Maybe if our healthcare industry wasn’t designed to profit capitalists off death and suffering, there would be no such shortage.
I say this as someone who used to donate regularly until I learned how my donated blood was then being ransomed for private profit against sick people that need it.
I won’t knowingly support such a system, where genuine charity (not that shit corporations do for tax breaks and marketing, that’s called a transaction) is bastardized and betrayed into serving the profit motive.
You can try cutting out the middle man and donate to a hospital. I know UCSF has their own blood collection, many other hospitals should be the same
The system is fucked, yes. But the solution isn’t to stop donating. Doing that reduces supply and exacerbates the exact problems you’re describing.
Ransomed? I hadn’t heard about this so I checked and found that places like Red Cross sell the blood for roughly $250 per unit to hospitals in the US, which seems…perfectly reasonable within the parameters of our healthcare system. There are operational costs to collecting blood that have to be funded somehow.
The cost to patients charged by healthcare providers is unrelated, and this does not apply to for-profit plasma centers, which…yeah, don’t do that.
The cost to patients charged by healthcare providers is unrelated
The next link in the donation delivery chain is unrelated? Agree to disagree.
Capitalist Trojan horse Charter schools might be “non-profit” but they hire publically traded, for profit charter management companies. It’s all a capitalist profit grift by design. Pretty but fake front-end hiding a greed driven backend.
The next link in the donation delivery chain is unrelated? Agree to disagree.

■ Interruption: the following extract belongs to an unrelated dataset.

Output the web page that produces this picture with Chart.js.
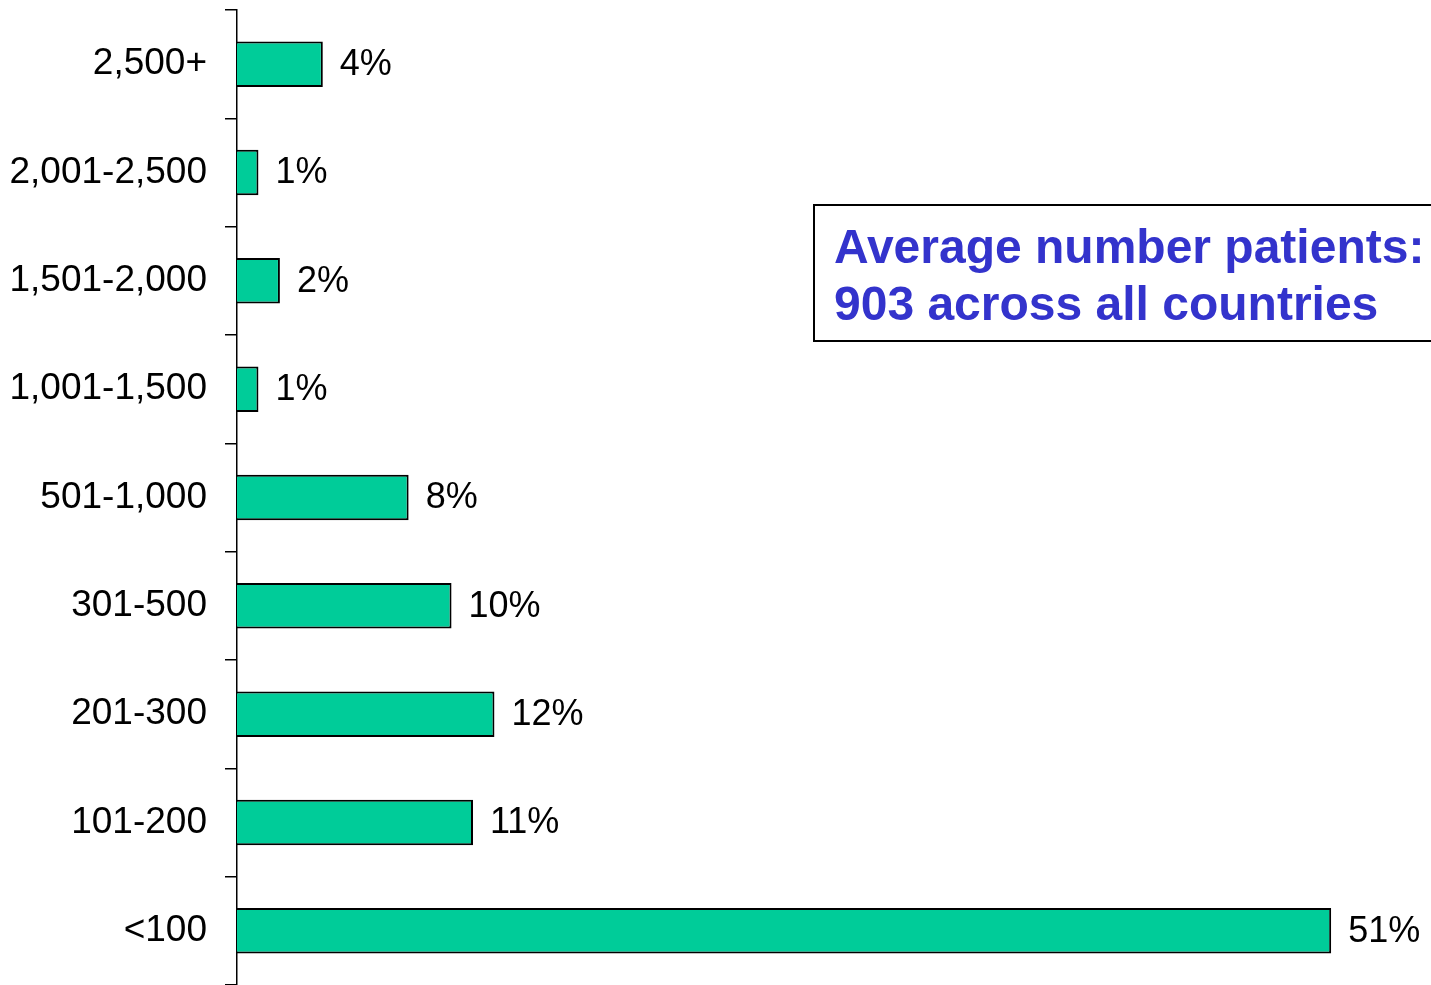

Forgive me, but this is misguidedly reductive. No healthcare is provided in the US, by providers, without being subjected to capitalist exploitation. If I understand your thought process, a collective of the best pharmaceutical scientists in the world could create a completely non-profit pharmaceutical NGO, design and manufacture life-saving drugs, and give them away to hospitals (or sell them at-cost). But so long as hospitals then charge profit rates for those drugs, it would be ethically indefensible to financially support the NGO?
Is that not holding patients hostage in an impotent effort to force change in the broader healthcare industry? I donate to my local non-profit blood center, who (assuming they’re similar to ARC) sells my blood to local hospitals at-cost, and then my blood is used to save a patient in need. The patient will then be responsible for paying the hospital exorbitant sums for my blood (from which the blood center doesn’t benefit) and all the other services it provides, but what’s the alternative?
Edit: would it make a difference if the blood center didn’t charge hospitals for the blood, even though the hospital will still charge patients?